According to the judge, this means actions taken by Toyota regarding vehicles other than 2007-2014 FJ Cruisers, "do not logically or plausibly support an inference that Toyota knew about, misrepresented, or concealed a defect in the 2007-2014 FJ Cruisers when Defendants marketed and sold those vehicles."

The judge also ruled about allegations concerning a small number of excessive rust reports beginning in 2012 that do not plausibly suggest Toyota knew about and concealed alleged frame defects.

In its motion, Toyota also argues the plaintiffs cannot assert claims under California law on behalf of a nationwide class of FJ Cruiser customers. The judge agreed and dismissed the nationwide class claims based on California’s consumer protection laws, and without leave to amend the lawsuit.

The judge then moved on to arguments regarding statutes of limitations. Toyota argues several plaintiffs who filed the FJ Cruiser frame rust lawsuit first discovered the problems as early as 2012. Therefore, Toyota contends those claims are barred by the applicable statutes of limitations.

And regarding alleged violations of implied warranties, the automaker asserts those claims are untimely because they are barred by the four-year statutes of limitations.

The plaintiffs, on the other hand, claim the limitations should be ignored because Toyota allegedly concealed the rust problems and said the rusted frames were normal.

The judge responded by saying, "issues related to the statutes of limitations are not amenable to resolution at this stage of the proceedings." The judge also ruled the class action lawsuit, "does not adequately allege Defendants’ knowledge of the alleged defect to support a fraudulent concealment theory."

By the end, the judge dismissed claims for unjust enrichment and declaratory relief without leave to amend. Judge Anderson also dismissed nationwide class claims based on California law, and without leave to amend.

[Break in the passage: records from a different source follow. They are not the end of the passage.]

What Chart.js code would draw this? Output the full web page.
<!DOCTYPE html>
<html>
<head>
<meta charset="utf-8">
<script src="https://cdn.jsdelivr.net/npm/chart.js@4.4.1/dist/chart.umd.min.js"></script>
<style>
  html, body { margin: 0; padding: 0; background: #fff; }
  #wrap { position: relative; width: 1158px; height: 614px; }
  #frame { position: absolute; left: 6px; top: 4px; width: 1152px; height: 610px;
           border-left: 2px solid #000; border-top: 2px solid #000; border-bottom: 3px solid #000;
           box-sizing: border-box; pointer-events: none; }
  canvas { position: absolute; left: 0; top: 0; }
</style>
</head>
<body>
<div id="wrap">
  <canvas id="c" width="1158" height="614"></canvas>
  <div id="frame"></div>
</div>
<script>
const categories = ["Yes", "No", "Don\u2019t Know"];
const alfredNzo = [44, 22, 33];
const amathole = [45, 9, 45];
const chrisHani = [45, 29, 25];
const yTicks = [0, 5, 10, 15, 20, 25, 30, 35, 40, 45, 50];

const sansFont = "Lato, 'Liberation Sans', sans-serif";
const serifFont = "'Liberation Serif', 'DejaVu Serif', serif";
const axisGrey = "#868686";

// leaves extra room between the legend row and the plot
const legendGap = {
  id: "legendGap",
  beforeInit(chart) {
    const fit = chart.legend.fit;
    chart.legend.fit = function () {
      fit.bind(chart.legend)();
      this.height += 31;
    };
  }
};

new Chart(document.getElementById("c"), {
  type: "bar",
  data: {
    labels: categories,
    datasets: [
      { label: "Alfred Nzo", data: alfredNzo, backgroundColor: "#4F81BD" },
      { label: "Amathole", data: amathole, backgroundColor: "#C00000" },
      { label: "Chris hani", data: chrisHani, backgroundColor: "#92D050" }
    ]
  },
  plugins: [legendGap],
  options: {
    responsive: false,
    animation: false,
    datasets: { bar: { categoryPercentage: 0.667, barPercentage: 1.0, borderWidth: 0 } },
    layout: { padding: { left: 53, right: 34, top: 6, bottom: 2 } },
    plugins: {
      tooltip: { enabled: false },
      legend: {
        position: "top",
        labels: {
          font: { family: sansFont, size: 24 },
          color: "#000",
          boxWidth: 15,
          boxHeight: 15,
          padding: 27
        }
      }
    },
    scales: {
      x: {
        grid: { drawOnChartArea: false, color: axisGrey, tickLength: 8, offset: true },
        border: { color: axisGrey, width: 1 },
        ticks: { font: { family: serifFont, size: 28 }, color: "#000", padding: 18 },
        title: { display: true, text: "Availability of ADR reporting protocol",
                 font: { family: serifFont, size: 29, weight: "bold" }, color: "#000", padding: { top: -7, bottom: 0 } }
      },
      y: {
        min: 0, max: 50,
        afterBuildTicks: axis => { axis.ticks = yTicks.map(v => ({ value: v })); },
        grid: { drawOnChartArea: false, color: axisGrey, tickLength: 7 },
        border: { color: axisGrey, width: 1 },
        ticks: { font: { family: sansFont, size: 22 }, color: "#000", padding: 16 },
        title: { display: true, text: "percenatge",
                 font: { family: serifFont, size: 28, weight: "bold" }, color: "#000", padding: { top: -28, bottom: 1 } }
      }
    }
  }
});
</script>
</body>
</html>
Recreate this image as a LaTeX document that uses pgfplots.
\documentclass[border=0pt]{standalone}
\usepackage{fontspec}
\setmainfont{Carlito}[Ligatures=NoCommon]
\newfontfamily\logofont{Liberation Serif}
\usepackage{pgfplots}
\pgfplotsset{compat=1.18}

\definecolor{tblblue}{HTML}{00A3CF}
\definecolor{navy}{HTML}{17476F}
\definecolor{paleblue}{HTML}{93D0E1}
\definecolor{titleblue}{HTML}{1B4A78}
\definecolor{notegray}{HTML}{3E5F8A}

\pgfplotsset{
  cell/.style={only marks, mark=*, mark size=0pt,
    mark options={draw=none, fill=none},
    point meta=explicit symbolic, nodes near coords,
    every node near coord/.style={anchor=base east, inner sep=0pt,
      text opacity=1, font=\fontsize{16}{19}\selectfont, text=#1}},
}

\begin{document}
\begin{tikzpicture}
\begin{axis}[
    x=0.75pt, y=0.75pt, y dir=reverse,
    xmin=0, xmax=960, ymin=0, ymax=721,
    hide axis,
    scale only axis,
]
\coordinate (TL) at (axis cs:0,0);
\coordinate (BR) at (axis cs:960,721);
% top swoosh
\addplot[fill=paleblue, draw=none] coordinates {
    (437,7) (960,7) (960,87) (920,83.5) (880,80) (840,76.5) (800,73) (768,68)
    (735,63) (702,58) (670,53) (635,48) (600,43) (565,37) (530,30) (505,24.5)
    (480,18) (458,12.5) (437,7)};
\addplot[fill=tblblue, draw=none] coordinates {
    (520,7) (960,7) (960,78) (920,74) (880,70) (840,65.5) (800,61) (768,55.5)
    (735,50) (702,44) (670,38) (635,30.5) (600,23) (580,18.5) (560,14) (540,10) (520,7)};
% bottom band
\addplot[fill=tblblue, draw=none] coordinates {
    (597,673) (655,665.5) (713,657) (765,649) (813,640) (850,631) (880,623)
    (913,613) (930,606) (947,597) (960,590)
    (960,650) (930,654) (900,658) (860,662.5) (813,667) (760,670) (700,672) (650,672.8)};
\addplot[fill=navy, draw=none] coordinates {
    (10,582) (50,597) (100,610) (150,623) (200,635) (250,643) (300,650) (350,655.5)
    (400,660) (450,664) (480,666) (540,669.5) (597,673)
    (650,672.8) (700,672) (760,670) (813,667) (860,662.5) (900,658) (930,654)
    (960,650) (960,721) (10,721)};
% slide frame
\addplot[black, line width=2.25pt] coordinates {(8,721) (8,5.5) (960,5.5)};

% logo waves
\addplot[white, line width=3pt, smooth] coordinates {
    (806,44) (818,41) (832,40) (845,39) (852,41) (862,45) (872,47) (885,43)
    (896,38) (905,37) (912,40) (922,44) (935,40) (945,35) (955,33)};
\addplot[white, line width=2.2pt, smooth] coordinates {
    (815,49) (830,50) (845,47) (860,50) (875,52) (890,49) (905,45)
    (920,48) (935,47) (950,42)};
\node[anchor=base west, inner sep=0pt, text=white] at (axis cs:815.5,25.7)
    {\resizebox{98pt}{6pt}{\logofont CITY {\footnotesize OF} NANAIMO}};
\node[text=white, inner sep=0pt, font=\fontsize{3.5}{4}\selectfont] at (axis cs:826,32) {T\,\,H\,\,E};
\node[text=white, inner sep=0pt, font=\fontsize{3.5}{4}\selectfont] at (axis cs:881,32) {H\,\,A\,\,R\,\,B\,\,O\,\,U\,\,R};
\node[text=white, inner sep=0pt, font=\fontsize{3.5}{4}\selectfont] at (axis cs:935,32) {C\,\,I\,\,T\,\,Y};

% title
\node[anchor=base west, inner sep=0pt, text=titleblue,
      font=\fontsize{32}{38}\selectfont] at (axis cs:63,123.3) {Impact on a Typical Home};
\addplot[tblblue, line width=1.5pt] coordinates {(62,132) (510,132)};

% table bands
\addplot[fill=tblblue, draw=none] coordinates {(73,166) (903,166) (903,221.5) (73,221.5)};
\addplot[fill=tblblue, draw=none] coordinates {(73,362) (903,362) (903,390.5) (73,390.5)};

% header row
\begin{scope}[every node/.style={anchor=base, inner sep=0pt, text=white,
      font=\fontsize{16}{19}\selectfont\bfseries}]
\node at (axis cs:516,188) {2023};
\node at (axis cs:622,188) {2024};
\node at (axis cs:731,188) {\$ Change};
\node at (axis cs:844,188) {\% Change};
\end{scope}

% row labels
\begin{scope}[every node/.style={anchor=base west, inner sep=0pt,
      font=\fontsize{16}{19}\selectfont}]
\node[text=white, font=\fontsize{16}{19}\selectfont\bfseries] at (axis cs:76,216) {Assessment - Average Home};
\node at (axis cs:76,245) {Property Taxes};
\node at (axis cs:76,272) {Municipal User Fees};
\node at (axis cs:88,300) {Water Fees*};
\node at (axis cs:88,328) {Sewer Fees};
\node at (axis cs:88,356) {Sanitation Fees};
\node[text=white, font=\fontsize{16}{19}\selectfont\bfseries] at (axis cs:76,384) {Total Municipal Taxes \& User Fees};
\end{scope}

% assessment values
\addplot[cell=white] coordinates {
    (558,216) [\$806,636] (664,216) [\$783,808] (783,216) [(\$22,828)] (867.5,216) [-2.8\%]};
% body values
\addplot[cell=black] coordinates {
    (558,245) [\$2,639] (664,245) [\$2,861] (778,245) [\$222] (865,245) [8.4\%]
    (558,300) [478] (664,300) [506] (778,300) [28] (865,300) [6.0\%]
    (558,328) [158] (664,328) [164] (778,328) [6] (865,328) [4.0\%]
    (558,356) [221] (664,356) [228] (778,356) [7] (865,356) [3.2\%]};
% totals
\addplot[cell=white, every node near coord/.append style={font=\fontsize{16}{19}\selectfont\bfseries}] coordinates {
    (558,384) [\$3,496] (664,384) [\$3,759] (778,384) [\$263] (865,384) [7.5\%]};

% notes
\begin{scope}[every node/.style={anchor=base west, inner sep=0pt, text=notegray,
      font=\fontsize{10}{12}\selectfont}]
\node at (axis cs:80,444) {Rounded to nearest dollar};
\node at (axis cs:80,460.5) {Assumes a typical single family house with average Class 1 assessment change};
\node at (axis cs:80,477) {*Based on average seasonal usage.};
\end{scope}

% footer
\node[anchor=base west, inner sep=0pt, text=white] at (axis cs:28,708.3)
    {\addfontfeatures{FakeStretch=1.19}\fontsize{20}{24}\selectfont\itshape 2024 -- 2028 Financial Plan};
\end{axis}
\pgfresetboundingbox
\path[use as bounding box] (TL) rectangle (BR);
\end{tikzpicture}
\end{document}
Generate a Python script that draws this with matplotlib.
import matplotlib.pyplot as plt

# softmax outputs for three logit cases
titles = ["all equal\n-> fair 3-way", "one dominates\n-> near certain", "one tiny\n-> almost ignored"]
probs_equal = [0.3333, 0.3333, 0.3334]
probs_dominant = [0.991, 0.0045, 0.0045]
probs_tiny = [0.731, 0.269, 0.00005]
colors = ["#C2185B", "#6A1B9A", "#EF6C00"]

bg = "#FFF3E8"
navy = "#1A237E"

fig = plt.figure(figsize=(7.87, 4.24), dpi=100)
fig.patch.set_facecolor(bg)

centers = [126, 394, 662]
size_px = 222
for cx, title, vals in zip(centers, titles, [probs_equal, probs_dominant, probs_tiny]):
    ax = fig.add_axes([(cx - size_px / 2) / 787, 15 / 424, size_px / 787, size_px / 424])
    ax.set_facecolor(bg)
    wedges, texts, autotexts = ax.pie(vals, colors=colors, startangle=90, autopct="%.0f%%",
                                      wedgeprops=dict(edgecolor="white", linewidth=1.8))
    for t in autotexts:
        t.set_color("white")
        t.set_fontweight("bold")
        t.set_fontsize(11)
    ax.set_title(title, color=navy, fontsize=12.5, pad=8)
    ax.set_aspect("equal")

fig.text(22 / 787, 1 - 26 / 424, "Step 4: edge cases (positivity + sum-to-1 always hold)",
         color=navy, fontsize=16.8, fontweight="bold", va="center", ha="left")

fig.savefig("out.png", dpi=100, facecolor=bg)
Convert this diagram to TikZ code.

However, the remaining dismissed claims were dismissed with leave to amend, leaving the plaintiffs the right to refile certain claims over alleged Toyota FJ Cruiser frame rust problems.

The Toyota class action lawsuit was filed by these FJ Cruiser customers.

  • Elliot Nazos / Florida / 2010 Toyota FJ Cruiser
  • Christine Blight / Pennsylvania / 2007 Toyota FJ Cruiser
  • Jack Perry / Ohio / 2010 Toyota FJ Cruiser
  • Patricia Loughney / Colorado / 2010 Toyota FJ Cruiser
  • Emily Barbour / New Jersey / 2007 Toyota FJ Cruiser
  • Thomas Pastore / New York / 2007 Toyota FJ Cruiser
  • Brian Hale / Virginia / 2007 Toyota FJ Cruiser
  • Timothy Dotson / Maryland / 2007 Toyota FJ Cruiser
  • Jill Silvernale / Michigan / 2007 Toyota FJ Cruiser
  • Kyle Blumin / Utah / 2013 Toyota FJ Cruiser

The Toyota FJ Cruiser frame rust class action lawsuit was filed in the U.S. District Court for the Central District of California: Elliot Nazos, et al., v. Toyota Motor Corporation, et al.

The plaintiffs are represented by Edelsberg Law, P.A., Kopelowitz Ostrow Ferguson Weiselberg Gilbert, Bleichmar Fonti & Auld LLP, Gordon & Partners, P.A., and the Law Office of Dennis O. Cohen, PLLC.